Dopo una lunga maratona il Gran Consiglio ticinese ha approvato all'unanimità (due astensioni) la nuova legge sulle commesse pubbliche che privilegia negli appalti le imprese nazionali per importi al di sotto di una certa soglia legale.

Le disposizioni approvate dai parlamentari cantonali possono essere considerate una prima risposta all’iniziativa popolare “Prima i nostri” votata in settembre che peraltro sta incontrando non poche difficoltà di attuazione pratica. Ma le nuove norme non si limitano ad accordare una preferenza, a determinate condizioni, alle ditte elvetiche negli appalti di Cantone, comuni e committenti privati sussidiati dall’ente pubblico.
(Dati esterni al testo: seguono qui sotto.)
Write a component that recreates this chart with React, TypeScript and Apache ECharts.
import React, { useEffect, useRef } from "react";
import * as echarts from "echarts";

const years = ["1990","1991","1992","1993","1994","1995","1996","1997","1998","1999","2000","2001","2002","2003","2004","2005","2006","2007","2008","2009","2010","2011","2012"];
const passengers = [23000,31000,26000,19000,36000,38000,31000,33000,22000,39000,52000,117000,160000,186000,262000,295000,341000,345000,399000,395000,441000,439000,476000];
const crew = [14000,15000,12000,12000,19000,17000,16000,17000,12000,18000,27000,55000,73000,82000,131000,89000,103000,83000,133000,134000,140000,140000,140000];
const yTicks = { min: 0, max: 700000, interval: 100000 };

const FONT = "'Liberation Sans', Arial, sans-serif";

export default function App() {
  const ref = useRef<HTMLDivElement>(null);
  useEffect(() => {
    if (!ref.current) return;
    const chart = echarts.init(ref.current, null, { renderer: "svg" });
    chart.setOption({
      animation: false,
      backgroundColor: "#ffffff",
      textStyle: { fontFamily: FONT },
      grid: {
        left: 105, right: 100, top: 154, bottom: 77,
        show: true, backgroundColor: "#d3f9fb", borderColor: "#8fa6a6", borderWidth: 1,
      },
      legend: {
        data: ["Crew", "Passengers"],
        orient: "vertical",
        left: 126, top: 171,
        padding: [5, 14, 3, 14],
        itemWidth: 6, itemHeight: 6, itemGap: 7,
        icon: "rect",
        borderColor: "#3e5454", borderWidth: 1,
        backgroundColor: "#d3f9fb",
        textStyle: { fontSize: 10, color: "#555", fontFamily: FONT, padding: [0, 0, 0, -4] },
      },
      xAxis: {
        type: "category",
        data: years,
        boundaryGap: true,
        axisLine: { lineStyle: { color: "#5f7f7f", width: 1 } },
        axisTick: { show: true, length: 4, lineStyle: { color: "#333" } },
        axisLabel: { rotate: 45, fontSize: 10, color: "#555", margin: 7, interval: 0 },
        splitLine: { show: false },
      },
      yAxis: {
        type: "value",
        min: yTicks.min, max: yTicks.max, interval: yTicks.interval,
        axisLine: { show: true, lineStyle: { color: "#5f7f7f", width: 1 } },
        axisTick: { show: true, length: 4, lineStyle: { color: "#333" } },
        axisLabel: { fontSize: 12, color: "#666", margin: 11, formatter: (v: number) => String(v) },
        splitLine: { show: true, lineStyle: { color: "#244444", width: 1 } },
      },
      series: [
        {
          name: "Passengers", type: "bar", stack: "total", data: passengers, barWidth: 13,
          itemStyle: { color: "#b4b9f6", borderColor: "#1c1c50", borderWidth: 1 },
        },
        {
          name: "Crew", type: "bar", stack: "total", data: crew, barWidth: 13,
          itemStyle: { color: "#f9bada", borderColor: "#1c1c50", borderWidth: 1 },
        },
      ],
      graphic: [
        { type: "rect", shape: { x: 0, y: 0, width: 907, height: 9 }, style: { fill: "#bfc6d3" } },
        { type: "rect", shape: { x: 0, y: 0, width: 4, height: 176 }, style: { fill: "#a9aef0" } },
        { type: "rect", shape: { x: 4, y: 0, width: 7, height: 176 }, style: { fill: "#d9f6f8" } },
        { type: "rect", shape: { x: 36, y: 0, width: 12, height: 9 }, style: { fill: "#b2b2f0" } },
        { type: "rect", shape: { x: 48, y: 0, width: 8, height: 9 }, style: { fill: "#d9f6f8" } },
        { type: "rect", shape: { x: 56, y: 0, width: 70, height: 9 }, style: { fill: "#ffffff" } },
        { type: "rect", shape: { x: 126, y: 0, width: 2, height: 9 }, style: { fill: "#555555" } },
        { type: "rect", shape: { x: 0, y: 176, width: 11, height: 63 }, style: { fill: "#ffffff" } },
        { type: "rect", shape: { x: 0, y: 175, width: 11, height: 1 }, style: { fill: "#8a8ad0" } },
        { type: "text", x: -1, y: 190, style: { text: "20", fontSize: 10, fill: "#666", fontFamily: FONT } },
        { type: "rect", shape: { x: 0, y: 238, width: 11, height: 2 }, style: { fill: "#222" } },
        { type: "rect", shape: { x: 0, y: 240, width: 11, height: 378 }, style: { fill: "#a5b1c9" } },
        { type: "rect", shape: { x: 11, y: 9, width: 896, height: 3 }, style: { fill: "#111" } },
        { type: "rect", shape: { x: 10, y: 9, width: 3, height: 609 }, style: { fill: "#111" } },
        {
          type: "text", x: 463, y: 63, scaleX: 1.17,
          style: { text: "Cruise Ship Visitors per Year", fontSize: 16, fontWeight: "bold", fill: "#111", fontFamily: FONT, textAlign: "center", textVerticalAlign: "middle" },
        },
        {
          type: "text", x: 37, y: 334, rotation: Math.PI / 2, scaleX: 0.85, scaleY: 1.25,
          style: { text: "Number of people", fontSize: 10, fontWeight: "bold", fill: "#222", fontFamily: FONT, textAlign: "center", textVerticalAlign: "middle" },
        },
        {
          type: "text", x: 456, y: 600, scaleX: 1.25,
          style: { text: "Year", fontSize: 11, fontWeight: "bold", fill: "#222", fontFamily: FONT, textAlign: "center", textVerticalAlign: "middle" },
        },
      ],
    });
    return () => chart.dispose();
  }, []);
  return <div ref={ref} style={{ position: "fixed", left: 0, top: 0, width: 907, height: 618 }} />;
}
Viene infatti inserito, tra i criteri di aggiudicazione, anche il concetto della responsabilità sociale che dovrebbe anch’esso privilegiare l’economia locale dal momento che contribuisce a temperare le ponderazioni sul minor prezzo dell’offerta. Inoltre, dopo il momentaneo stop intervenuto a livello commissionale, è stato accettato l’emendamento del Partito popolare democratico (Fonio, Jelmini) che impone al committente, prima di assumere un lavoratore interinale, di far capo ai disoccupati iscritti agli Uffici regionali di collocamento in grado di ricoprire l’attività richiesta.

Viene inoltre sancito il divieto di subappalto, uno strumento con cui ditte estere sono entrate per vie traverse nel lucroso mercato degli appalti pubblici ticinese che ammonta a circa 940 milioni di franchi all’anno (e la riforma finirà per interessare il 90 per cento delle commesse pubbliche cantonali).

Non ha avuto invece fortuna, suscitando le ire dello schieramento di destra dell’UDC, la proposta avanzata dalla commissione “Prima i nostri” di inserire il parametro della manodopera residente tra quelli discriminanti per la scelta delle offerte. Lo stesso ministro cantonale competente, il consigliere di Stato leghista Claudio Zali, ha avvertito che non è possibile fare di più a sostegno della manodopera locale, senza scontrarsi con il diritto internazionale. Anche perché “la Legge sulle commesse pubbliche non è una legge sull’occupazione e non va sfruttata per disinnescare gli Accordi bilaterali sulla libera circolazione” con l’Ue.

Evidentemente le criticità emerse in relazione all’albo degli artigiani introdotto l’anno scorso in Ticino, denunciato dall’Italia ma anche dalle organizzazione di categoria degli altri cantoni, inducono a una certa prudenza le autorità ticinesi.